Philippe Meier: C’est exact. Le rapport du Conseil fédéral se réfère sommairement au modèle français. Il est important qu’on en discute, non seulement sur les questions de droit privé, mais aussi sur celles de droit public, comme l’imposition des successions. De plus, il faudra veiller à ce que les gens ne se fassent pas une fausse idée du pacs. Mais il manque, en Suisse, une véritable politique institutionnelle d’information sur les thèmes de droit privé touchant l’individu, en utilisant les médias actuels. On l’a vu par exemple avec le nouveau droit de protection de l’adulte, qui reste méconnu. En comparaison, la France parvient à sensibiliser le citoyen sur les nouveaux instruments à sa disposition. L’introduction d’un pacs suisse serait peut-être aussi l’occasion de combler ce déficit …
Christiana Fountoulakis: Symboliquement, ce pacs «light» à la française s’apparente à une version moderne des fiançailles…
Philippe Meier: Je suis d’accord: une reconnaissance sociale avec peu d’effets juridiques.
Succès français
Dans son rapport sur la modernisation du droit de la famille, le Conseil fédéral proposait, en mars 2015, de légiférer, entre autres, sur la création d’un partenariat similaire au pacte civil de solidarité (pacs) français. Ce dernier représente plus de 40% des unions légales en France. Il est conclu dans plus de 95% des cas par des couples hétérosexuels. Son taux de dissolution est d’environ un tiers (contre plus de la moitié des mariages). Le pacs français prévoit une aide matérielle et une assistance réciproques pendant l’union, la responsabilité solidaire pour les dettes de la vie courante, une protection du logement pour le partenaire se retrouvant seul (si l’autre quitte les lieux ou décède).
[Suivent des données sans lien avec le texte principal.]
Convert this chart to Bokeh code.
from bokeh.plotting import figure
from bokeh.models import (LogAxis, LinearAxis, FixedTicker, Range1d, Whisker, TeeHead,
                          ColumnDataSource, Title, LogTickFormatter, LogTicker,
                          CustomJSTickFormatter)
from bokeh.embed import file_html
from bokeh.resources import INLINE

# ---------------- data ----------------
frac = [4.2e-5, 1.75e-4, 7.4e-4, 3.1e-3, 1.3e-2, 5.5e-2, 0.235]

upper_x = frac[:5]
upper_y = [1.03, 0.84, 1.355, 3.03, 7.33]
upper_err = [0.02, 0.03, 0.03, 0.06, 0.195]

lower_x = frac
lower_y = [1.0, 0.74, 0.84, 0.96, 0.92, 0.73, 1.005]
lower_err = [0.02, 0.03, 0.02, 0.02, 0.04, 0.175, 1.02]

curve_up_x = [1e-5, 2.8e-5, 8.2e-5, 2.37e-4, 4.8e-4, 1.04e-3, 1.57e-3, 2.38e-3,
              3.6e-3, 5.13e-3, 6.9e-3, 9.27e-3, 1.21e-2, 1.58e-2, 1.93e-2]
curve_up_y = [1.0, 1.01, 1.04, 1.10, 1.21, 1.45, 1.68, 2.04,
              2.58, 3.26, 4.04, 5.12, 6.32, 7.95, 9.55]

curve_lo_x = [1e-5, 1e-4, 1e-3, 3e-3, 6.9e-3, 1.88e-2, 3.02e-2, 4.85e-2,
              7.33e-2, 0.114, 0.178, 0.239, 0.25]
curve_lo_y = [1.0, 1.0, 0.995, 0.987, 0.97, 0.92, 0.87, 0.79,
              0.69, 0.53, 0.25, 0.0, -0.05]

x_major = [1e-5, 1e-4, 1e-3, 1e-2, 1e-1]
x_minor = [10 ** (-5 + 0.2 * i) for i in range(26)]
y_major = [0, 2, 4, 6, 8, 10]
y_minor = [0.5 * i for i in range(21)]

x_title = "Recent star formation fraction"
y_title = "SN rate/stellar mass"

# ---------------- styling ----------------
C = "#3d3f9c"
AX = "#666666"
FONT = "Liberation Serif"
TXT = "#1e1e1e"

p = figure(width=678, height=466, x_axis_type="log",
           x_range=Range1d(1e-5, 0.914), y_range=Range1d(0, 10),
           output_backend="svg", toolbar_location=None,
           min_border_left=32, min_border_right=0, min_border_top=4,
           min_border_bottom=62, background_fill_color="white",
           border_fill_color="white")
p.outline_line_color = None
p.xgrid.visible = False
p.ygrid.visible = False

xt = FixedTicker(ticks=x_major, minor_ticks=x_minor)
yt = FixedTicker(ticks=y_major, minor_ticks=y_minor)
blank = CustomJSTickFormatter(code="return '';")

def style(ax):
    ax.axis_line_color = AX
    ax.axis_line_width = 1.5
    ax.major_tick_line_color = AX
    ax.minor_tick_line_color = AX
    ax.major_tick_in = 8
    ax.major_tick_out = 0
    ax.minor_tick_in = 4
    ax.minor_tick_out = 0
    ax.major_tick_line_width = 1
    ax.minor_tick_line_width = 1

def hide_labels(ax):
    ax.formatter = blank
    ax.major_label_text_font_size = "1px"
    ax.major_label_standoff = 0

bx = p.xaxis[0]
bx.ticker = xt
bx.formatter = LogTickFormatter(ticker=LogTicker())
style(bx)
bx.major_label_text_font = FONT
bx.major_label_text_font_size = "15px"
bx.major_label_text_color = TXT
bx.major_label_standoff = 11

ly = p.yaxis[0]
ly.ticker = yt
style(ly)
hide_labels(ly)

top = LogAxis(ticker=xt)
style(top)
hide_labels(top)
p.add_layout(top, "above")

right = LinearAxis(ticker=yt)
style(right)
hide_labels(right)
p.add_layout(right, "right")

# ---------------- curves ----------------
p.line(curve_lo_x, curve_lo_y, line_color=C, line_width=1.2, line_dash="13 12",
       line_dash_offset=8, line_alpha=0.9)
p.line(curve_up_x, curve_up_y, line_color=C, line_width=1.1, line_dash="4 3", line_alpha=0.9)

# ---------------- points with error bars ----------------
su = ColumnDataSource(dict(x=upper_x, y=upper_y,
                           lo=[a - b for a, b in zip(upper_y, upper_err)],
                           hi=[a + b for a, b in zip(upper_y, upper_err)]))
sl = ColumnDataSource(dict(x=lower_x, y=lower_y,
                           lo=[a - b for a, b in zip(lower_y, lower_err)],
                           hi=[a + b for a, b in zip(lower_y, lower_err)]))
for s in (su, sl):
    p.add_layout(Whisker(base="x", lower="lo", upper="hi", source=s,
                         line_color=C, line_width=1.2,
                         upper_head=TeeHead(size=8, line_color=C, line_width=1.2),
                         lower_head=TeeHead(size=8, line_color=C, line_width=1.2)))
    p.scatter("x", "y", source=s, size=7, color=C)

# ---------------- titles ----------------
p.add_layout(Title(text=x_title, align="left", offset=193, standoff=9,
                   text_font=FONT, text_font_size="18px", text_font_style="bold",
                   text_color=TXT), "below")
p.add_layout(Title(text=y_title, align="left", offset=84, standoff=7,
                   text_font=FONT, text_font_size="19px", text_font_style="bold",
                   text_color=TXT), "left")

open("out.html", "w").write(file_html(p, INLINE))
En matière fiscale, des allégements sont prévus en droits de succession et de donation.
Christiana Fountoulakis
40 ans, professeure de droit civil à l’Université de Fribourg, membre de la direction de l’Institut de la famille; membre du Conseil national de la recherche, Berne.
Philippe Meier
51 ans, professeur de droit civil et de protection des données à l’Université de Lausanne, directeur de l’Ecole de Droit; avocat.